The Cement Company of Northern Nigeria Plc (CCNN), through reduction in operating and finance costs, was able to increase profit by 91 percent, as the company continues its aggressive expansion drive with a view to increasing its market share.

For the first six months through June 2014, the Sokoto based company’s net income was up by 91 percent to N1.58 billion from N832.2 million in the same period of the corresponding year (HY) 2013.

This is the most impressive bottom line performance among the four major cement makers in the industry as most grappled with huge cost caused by shortages of gas supply.

The stellar performance is also coming amid security challenges caused by the Boko Haram insurgency which has been hampering the growth potentials of firms operating in the Northern region.

The spike in profit was as a result of focus strategy fuelled by effective and cost control mechanism as distribution and administrative expenses reduced by 44 percent to N1.32 billion in HY 2014 from N2.34 billion the preceding year.

Similarly, operating expense ratio were down to 14.05 percent in HY 2014 as against 26.55 percent as at HY 2013.

CCNN’s also trimmed its cost of production as cost of sales margin reduced to 60.80 percent in 2014 compared to 0.65 percent, cost of sales fell by 1 percent to N5.71 billion.

There were improvement  in  direct material attributable to projects as gross margin increased  to 39.19 percent in 2013 from 34.85 percent last year while gross profit increased by 19.1 percent to N3.68 billion.

In order to increase the capacity of its 30 year plant, CCNN launched a $300 million expansion project.

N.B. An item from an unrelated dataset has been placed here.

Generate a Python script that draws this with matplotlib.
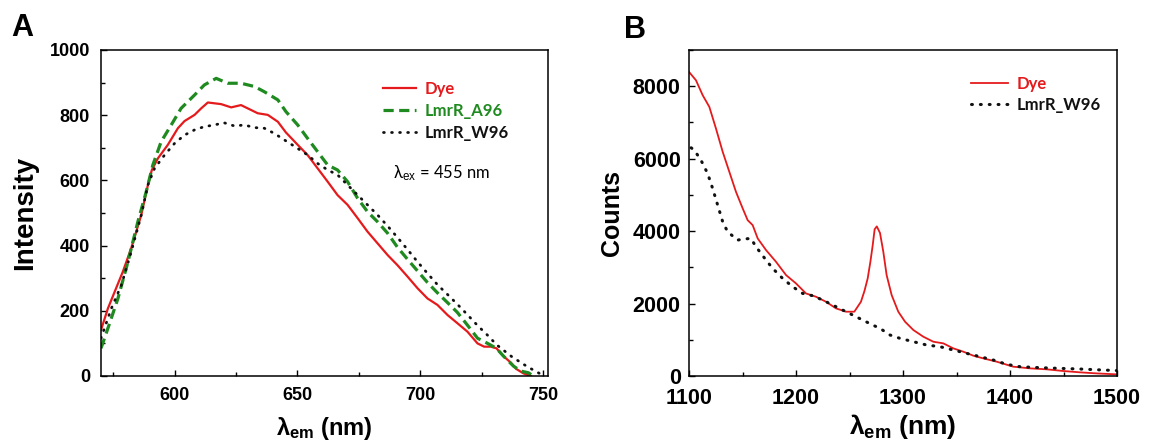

The expansion project is estimated at about N48 billion and this will increase the company’s installed capacity by 200 percent to 1.5 million metric tons.

The company also recognizes that a competitive strategy and strong balance sheet are expedient to competing with peer rivals as it intends to float supplementary equity issue to refinance its capital structure and provide long-term funds necessary for such long-term expansion project.

Also boosting profits is a reduction in finance costs by 30 percent to N52.75 million as against N75.91 million in the preceding year.

Revenue rose by 7 percent to N9.39 billion in HY 2014 as against N8.81 billion as at HY 2013.

The slow top line analysts say arose as result of weak demand for cement caused by the rainy seasons and weak spending by government on infrastructure fuelled by delay in the passage of the 2014 budget that slowed construction activities in the first two quarters of the year.

Net margin, a measure of profitability and efficiency spiked to 16.82 percent in HY 2014 as against 9.20 percent last year.

The company’s utilization of assets to generate profits slid as fixed assets turn over reduced to 0.53x in 2014 as against 0.58x last year. Total assets were up by 17.20 percent to N17.64 percent in 2014 from N15.05 billion the preceding year.

The return on average equity was ROAE was 16 percent while the return on average assets ROAA stood at 23 percent.

The company’s share price closed at N14.40 on the floor of the Nigeria stock exchange while market capitalization was N18.09 billion.